The three major building blocks of a Machine Learning system are the model, the parameters, and the learner.
- Model is the system which makes predictions
- The parameters are the factors which are considered by the model to make predictions
- The learner makes the adjustments in the parameters and the model to align the predictions with the actual results
Let us build on the beer and wine example from above to understand how machine learning works. A machine learning model here has to predict if a drink is a beer or wine. The parameters selected are the colour of the drink and the alcohol percentage. The first step is:
Learning from the training set
This involves taking a sample data set of several drinks for which the colour and alcohol percentage is specified. Now, we have to define the description of each classification, that is wine and beer, in terms of the value of parameters for each type. The model can use the description to decide if a new drink is a wine or beer.
You can represent the values of the parameters, ‘colour’ and ‘alcohol percentages’ as ‘x’ and ‘y’ respectively. Then (x,y) defines the parameters of each drink in the training data. This set of data is called a training set. These values, when plotted on a graph, present a hypothesis in the form of a line, a rectangle, or a polynomial that fits best to the desired results.
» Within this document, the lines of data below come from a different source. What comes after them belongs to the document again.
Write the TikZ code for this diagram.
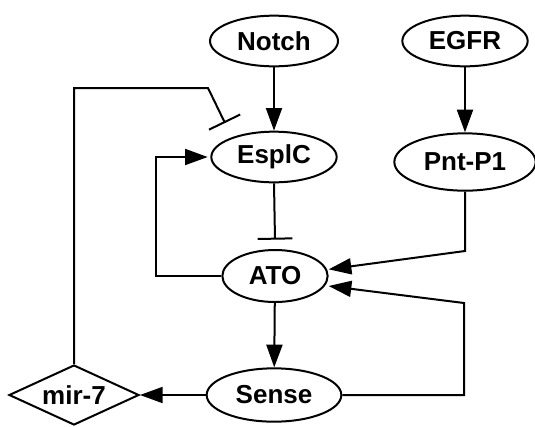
\documentclass[tikz,border=0pt]{standalone}
\usepackage{fontspec}
\setmainfont{Liberation Sans}
\usetikzlibrary{shapes.geometric,arrows.meta}
\begin{document}
\begin{tikzpicture}[x=0.75pt,y=-0.75pt,
  every node/.style={font=\fontsize{19.5}{23}\selectfont\bfseries},
  oval/.style={draw,ellipse,line width=1.5pt,inner sep=0pt},
  dia/.style={draw,diamond,line width=1.5pt,inner sep=0pt,shape aspect=2.17},
  act/.style={line width=1.5pt,-{Triangle[length=17pt,width=12pt]}},
  inh/.style={line width=1.5pt,-{Bar[width=26pt]}},
  link/.style={line width=1.5pt}]
\useasboundingbox (0,0) rectangle (535,426);
\node[oval,minimum width=96pt,minimum height=38pt] (notch) at (274,41) {Notch};
\node[oval,minimum width=94pt,minimum height=38pt] (egfr) at (465,41) {EGFR};
\node[oval,minimum width=94pt,minimum height=38pt] (esplc) at (274,157) {EsplC};
\node[oval,minimum width=106pt,minimum height=43pt] (pnt) at (465,162) {Pnt-P1};
\node[oval,minimum width=79pt,minimum height=39pt] (ato) at (275,276) {ATO};
\node[oval,minimum width=101pt,minimum height=40pt] (sense) at (274,395) {Sense};
\node[dia,minimum width=97.5pt,minimum height=45pt] (mir) at (74,395) {mir-7};
\coordinate (atoA) at ([yshift=5pt]ato.east);
\coordinate (atoB) at ([yshift=-7.5pt]ato.east);
\coordinate (pntC) at (465,251);
\coordinate (senseC) at (464,303);
\coordinate (mirC1) at (74,88);
\coordinate (mirC2) at (208,88);
\coordinate (mirEnd) at (225,123);
\coordinate (atoL) at (156,276);
\draw[act] (notch) -- (esplc);
\draw[act] (egfr) -- (pnt);
\draw[inh] (esplc.south) -- ([yshift=7pt]ato.north);
\draw[act] (pnt.south) -- (pntC) -- (atoA);
\draw[act] (sense.east) -- (sense.east -| senseC) -- (senseC) -- (atoB);
\draw[act] (ato.west) -- (atoL) |- ([xshift=-2pt]esplc.west);
\draw[act] (ato) -- (sense);
\draw[act] (sense) -- (mir);
\draw[inh] (mir.north) -- (mirC1) -- (mirC2) -- (mirEnd);
\end{tikzpicture}
\end{document}
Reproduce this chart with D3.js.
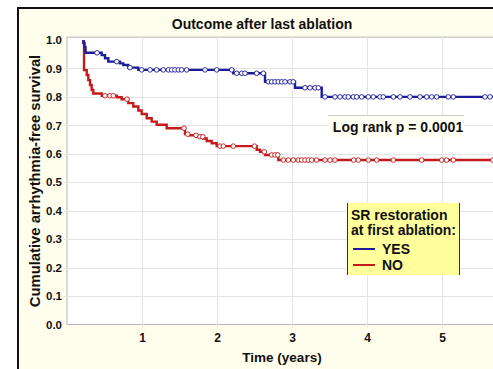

The second step is to measure error
Once the model is trained on a defined training set, it needs to be checked for discrepancies and errors. We use a fresh set of data to accomplish this task. The outcome of this test would be one of these four:
- True Positive: When the model predicts the condition when it is present
- True Negative: When the model does not predict a condition when it is absent
- False Positive: When the model predicts a condition when it is absent
- False Negative: When the model does not predict a condition when it is present
The sum of FP and FN is the total error in the model.
For the sake of simplicity, we have considered only two parameters to approach a machine learning problem here that is the colour and alcohol percentage. But in reality, you will have to consider hundreds of parameters and a broad set of learning data to solve a machine learning problem.
- The hypothesis then created will have a lot more errors because of the noise. Noise is the unwanted anomalies that disguise the underlying relationship in the data set and weakens the learning process. Various reasons for this noise to occur are:
- Large training data set
- Errors in input data
- Data labelling errors
- Unobservable attributes that might affect the classification but are not considered in the training set due to lack of data
You can accept a certain degree of training error due to noise to keep the hypothesis as simple as possible.
Testing and Generalisation
While it is possible for an algorithm or hypothesis to fit well to a training set, it might fail when applied to another set of data outside of the training set. Therefore, It is essential to figure out if the algorithm is fit for new data. Testing it with a set of new data is the way to judge this. Also, generalisation refers to how well the model predicts outcomes for a new set of data.
When we fit a hypothesis algorithm for maximum possible simplicity, it might have less error for the training data, but might have more significant error while processing new data. We call this is underfitting. On the other hand, if the hypothesis is too complicated to accommodate the best fit to the training result, it might not generalise well. This is the case of over-fitting. In either case, the results are fed back to train the model further.
The typical output of a classification algorithm
The typical output of a classification algorithm can take two forms:
Discrete classifiers. A binary output (YES or NO, 1 or 0) that indicates whether the algorithm has classified the input instance as positive or negative or not. The algorithm simply says that the application is ‘high potential’ if it is. If there is no expectation of human intervention in the decision making process, such as if the company has no upper or lower limit to the applications that are considered ‘high potential’, then this could be helpful.
Probabilistic classifiers. A probabilistic output (a number between 0 and 1) that shows the likelihood that the input falls into the positive class. Let us take a look at an example. If the algorithm indicates that the application has a 0.68 probability of being high potential. If human intervention is expected in the decision making process, such as if the company has a limit to the number of applications which could be considered ‘high potential, then this could be helpful’. The probabilistic output becomes a binary output as soon as a human defines a ‘cutoff’ to determine which instances fall into the positive class.